For manufacturers, a good safety and security system is like an insurance policy -- you hope you never have to use it, but if you need to, you’re glad you have it. That’s according to a study on safety and security in manufacturing and warehousing companies by Frost & Sullivan and Protection One.
One of the biggest assets a manufacturing company has is their employees. Employers are required by law to protect workers, and while it may seem like a no-brainer, you could end up with a costly workers comp lawsuit if you take safety lightly.
“Over 6 percent of workforce injuries occur at manufacturing operations in the United States,” said Dilip Sarangan with Frost & Sullivan. “Costs can add up for employers in terms of leave, downtime, medical bills, and higher insurance costs.”
Obviously, anything you can do to better protect your workforce would be a good investment. But your people are only part of your assets.
Have you thought about your product lines? Do you know if your inventory is safe?
“Inventories can be affected by theft, fire and water damage, and quality control issues,” Sarangan noted.
Even employee productivity can cause expensive issues for employers. Do some of your employees slack off while on the job? Is anyone intentionally doing something harmful to affect the quality of your products? Would you know if they were?
“If you have workers that are negligent or indifferent in what they do, they could get hurt and you could be paying for workers compensation,” Sarangan said. “If they aren’t paying attention to what they are supposed to be doing, you may also face quality control problems.”
So what’s a nervous employer to do? Try a threat assessment as a first step, Sarangan says.

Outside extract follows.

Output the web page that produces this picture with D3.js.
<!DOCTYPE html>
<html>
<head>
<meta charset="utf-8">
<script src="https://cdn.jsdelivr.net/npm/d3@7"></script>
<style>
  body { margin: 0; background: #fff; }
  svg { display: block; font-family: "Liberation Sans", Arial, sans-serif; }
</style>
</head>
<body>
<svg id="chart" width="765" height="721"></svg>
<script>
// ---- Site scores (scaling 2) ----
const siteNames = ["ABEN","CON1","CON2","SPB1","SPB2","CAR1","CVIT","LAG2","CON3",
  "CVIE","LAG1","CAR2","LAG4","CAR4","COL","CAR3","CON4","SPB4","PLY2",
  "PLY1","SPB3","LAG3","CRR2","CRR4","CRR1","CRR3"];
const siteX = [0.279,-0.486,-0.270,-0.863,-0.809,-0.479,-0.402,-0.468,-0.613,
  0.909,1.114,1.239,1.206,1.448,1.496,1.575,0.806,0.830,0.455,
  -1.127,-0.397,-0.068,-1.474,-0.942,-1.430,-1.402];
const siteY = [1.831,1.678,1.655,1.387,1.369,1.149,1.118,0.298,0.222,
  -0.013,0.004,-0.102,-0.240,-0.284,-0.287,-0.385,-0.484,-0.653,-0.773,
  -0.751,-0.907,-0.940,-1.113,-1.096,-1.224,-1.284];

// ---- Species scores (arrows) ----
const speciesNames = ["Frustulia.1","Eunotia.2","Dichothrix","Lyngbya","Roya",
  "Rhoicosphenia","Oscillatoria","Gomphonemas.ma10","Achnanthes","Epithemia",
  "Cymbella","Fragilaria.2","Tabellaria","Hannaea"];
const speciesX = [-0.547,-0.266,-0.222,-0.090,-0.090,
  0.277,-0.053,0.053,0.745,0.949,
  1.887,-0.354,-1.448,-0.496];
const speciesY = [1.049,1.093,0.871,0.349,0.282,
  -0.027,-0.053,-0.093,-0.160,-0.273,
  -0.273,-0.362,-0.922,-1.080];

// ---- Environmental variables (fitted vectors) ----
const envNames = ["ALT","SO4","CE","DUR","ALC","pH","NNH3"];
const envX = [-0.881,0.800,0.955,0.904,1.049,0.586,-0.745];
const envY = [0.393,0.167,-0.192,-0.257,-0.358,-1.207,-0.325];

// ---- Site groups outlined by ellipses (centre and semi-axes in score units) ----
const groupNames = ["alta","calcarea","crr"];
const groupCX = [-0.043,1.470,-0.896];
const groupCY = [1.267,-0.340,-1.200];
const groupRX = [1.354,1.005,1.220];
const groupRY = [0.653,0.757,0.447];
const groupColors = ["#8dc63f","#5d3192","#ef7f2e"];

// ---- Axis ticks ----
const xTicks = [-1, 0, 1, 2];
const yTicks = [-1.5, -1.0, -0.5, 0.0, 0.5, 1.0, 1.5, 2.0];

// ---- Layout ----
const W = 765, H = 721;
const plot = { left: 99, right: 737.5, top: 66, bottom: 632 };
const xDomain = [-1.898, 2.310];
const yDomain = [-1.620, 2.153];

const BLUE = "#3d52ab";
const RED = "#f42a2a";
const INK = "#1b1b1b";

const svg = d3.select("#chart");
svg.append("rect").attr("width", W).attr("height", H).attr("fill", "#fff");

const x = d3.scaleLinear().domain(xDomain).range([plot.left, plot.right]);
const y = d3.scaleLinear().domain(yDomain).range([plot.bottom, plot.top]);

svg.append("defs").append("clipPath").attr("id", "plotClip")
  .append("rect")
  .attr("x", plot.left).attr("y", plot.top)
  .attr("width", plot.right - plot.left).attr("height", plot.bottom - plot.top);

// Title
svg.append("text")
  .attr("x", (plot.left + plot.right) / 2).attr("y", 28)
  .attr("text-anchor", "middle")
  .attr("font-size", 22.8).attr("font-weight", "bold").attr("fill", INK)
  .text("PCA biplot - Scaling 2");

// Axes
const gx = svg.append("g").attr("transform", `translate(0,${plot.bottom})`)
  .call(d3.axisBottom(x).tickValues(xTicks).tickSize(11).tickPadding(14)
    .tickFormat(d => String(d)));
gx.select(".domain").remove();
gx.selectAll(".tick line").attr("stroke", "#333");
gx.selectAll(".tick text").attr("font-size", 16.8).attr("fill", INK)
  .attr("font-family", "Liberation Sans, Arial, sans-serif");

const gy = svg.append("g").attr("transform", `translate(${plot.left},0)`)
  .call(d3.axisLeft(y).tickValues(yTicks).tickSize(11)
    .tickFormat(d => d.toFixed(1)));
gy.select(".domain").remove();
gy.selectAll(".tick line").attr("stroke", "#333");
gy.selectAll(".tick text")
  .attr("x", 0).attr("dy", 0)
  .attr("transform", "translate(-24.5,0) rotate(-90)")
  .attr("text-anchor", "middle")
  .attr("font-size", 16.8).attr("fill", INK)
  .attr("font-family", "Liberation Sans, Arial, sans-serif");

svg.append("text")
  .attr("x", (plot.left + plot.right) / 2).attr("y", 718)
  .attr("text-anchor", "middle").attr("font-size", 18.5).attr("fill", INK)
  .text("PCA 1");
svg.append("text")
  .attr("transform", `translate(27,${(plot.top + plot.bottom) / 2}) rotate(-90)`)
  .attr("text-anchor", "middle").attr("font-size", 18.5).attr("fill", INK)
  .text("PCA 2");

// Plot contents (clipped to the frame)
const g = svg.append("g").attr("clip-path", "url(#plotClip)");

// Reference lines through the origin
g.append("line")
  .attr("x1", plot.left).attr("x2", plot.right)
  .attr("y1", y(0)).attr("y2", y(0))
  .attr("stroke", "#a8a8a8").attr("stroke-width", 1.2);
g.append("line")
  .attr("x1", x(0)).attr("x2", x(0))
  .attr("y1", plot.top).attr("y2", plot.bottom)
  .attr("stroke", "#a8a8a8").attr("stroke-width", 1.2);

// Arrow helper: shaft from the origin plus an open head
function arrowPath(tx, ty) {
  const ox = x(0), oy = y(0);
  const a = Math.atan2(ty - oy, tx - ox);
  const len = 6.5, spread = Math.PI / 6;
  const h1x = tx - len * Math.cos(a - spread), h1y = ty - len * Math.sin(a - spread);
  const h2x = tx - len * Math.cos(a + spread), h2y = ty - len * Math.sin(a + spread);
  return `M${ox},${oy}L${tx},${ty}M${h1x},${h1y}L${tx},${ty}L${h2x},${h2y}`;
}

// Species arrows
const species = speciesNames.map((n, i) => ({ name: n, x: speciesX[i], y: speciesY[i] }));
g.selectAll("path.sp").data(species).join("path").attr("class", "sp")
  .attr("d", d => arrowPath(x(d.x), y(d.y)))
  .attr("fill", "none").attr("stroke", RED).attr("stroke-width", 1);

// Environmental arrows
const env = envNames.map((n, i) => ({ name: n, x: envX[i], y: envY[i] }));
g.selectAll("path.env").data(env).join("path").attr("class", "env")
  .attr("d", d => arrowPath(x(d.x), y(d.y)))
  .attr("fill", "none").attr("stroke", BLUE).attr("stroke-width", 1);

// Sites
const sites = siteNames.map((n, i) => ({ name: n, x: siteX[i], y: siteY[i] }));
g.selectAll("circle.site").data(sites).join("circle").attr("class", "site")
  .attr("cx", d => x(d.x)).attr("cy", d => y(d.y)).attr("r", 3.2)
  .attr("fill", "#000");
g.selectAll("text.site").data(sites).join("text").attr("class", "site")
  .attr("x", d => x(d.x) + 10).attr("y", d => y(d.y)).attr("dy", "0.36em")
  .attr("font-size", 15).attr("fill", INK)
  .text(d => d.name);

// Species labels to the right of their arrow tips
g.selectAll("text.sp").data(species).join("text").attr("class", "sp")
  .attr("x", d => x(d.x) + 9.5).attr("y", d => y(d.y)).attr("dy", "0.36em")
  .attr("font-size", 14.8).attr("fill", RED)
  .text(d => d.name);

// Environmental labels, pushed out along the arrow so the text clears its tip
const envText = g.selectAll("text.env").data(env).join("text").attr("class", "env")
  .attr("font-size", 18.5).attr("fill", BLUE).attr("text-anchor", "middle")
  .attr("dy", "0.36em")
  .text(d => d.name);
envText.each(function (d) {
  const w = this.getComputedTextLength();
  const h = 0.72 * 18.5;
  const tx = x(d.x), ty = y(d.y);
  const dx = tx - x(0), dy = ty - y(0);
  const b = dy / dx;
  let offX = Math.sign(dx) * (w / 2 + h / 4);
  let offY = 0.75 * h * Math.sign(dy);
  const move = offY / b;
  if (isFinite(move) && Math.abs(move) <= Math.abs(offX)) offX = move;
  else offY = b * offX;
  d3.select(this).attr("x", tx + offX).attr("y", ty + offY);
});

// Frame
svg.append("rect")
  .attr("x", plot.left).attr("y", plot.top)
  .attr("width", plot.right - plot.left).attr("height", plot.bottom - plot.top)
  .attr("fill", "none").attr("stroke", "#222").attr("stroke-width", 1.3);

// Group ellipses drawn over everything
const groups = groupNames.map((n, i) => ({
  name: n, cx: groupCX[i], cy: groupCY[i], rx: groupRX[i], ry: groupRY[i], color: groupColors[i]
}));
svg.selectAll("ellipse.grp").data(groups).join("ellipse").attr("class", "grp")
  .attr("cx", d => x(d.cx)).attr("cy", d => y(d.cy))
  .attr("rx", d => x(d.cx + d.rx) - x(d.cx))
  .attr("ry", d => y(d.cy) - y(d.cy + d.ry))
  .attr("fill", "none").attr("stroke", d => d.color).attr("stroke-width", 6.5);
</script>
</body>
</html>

“Find out what areas of your business are vulnerable to problems,” he suggests. “Maybe there is an area that is heavily accessed that may need a surveillance system. Maybe you need sensors to monitor your inventory. You need to identify threats before you can fix the problem.”
When you’re ready to invest in a security or safety solution, Sarangan says vendors should be upfront with you about timelines for returns on investment. There are a lot of options out there, and each can provide different benefits.

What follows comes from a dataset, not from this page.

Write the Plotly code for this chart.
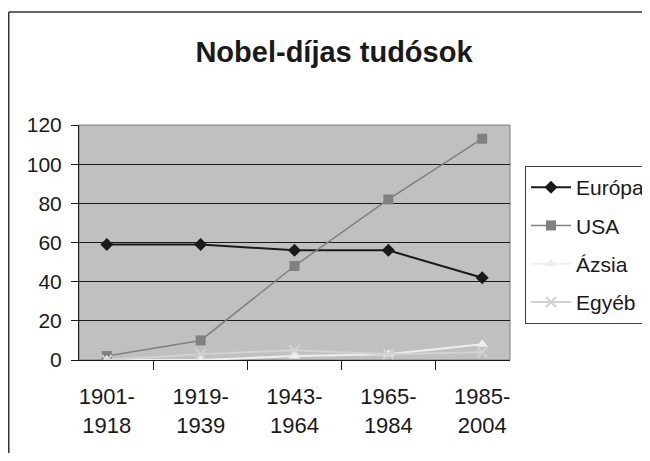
import plotly.graph_objects as go

categories = ["1901-<br>1918", "1919-<br>1939", "1943-<br>1964", "1965-<br>1984", "1985-<br>2004"]
europa = [59, 59, 56, 56, 42]
usa = [2, 10, 48, 82, 113]
azsia = [0, 0, 2, 3, 8]
egyeb = [0, 3, 5, 3, 4]
y_ticks = [0, 20, 40, 60, 80, 100, 120]

FONT = "Liberation Sans, Arial, sans-serif"

fig = go.Figure()
fig.add_trace(go.Scatter(x=categories, y=europa, name="Európa", mode="lines+markers",
                         legendgroup="g1",
                         line=dict(color="#1a1a1a", width=2),
                         marker=dict(symbol="diamond", size=10, color="#1a1a1a")))
fig.add_trace(go.Scatter(x=categories, y=usa, name="USA", mode="lines+markers",
                         legendgroup="g2",
                         line=dict(color="#808080", width=1.5),
                         marker=dict(symbol="square", size=10, color="#808080")))
fig.add_trace(go.Scatter(x=categories, y=azsia, name="Ázsia", mode="lines+markers",
                         legendgroup="g3",
                         line=dict(color="#eeeeee", width=2),
                         marker=dict(symbol="triangle-up", size=10, color="#eeeeee")))
fig.add_trace(go.Scatter(x=categories, y=egyeb, name="Egyéb", mode="lines+markers",
                         legendgroup="g4",
                         line=dict(color="#d2d2d2", width=2),
                         marker=dict(symbol="x-thin-open", size=10,
                                     line=dict(color="#d2d2d2", width=2), color="#d2d2d2")))

# the page draws the figure 8px in from the top-left corner
L, R, T, B = 71, 502, 117, 352
W, H = 642, 445

def px_x(v):
    return (v - L) / (R - L)

def px_y(v):
    return (B - v) / (B - T)

fig.update_layout(
    width=W, height=H,
    margin=dict(l=L, r=W - R, t=T, b=H - B),
    paper_bgcolor="white",
    plot_bgcolor="#c0c0c0",
    font=dict(family=FONT, color="#1a1a1a", size=21),
    title=dict(text="<b>Nobel-díjas tudósok</b>", x=326 / W, xref="container", xanchor="center",
               y=1 - 44 / H, yref="container", yanchor="middle",
               font=dict(size=29, family=FONT, color="#1a1a1a")),
    showlegend=True,
    legend=dict(xref="container", yref="container", x=517 / W, y=1 - 158 / H,
                xanchor="left", yanchor="top", bgcolor="white",
                bordercolor="#404040", borderwidth=1,
                traceorder="grouped", tracegroupgap=8,
                font=dict(size=21, family=FONT, color="#1a1a1a"),
                itemwidth=40),
    xaxis=dict(type="category", tickson="boundaries", ticks="outside", ticklen=9,
               tickcolor="#1a1a1a", showline=True, linecolor="#1a1a1a", linewidth=1,
               showgrid=False, ticklabelstandoff=17,
               tickfont=dict(size=22, family=FONT, color="#1a1a1a")),
    yaxis=dict(range=[0, 120], tickvals=y_ticks, ticks="outside", ticklen=7,
               tickcolor="#1a1a1a", showline=True, linecolor="#1a1a1a", linewidth=1,
               showgrid=True, gridcolor="#1a1a1a", gridwidth=1, zeroline=False,
               ticklabelstandoff=5,
               tickfont=dict(size=21, family=FONT, color="#1a1a1a")),
    shapes=[
        dict(type="rect", xref="paper", yref="paper", x0=0, x1=1, y0=0, y1=1,
             line=dict(color="#808080", width=1), layer="below"),
        # outer chart frame (left and top edges visible)
        dict(type="line", xref="paper", yref="paper",
             x0=px_x(0.75), x1=px_x(0.75), y0=px_y(4), y1=px_y(H),
             line=dict(color="#333333", width=1.5)),
        dict(type="line", xref="paper", yref="paper",
             x0=px_x(0.75), x1=px_x(W), y0=px_y(4), y1=px_y(4),
             line=dict(color="#333333", width=1.5)),
    ],
)

fig.write_html("out.html")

For example, say you need a surveillance system for your parking lot area. You can buy a cheaper camera and it may catch one or two people, but for each person you catch, you may miss five. A more expensive camera has the potential to help you better prosecute individuals, but you may not see a return on it right away.
“Investments like this can range from tens of thousands to millions of dollars, but you can always scale your investment up or down,” Sarangan said. “You could go all in and buy everything available, or you could buy just a few systems and hope you have covered all your bases.”
And depending how much you are willing to invest, you may not have to even be there to monitor your operations. If you have multiple locations, you may want to consider virtual monitoring.
With virtual monitoring, you can have your security or IT departments keep an eye on all of your locations from a central location. The virtual monitoring vendor may also offer to monitor your operations and alert you of any problems, similar to how a home alarm system works.
Simply put, the more you invest, the better you’ll probably be able to sleep at night. Moreover, combining multiple security and safety solutions can bring a bigger and faster ROI, according to Sarangan.
“Companies need to look into investing in their safety and security. The cost is a secondary factor if the system works” he said. “If someone steals 20,000 computers, that’s a major cost. Even if you’re insured, you face higher premiums. Prevention is priceless.”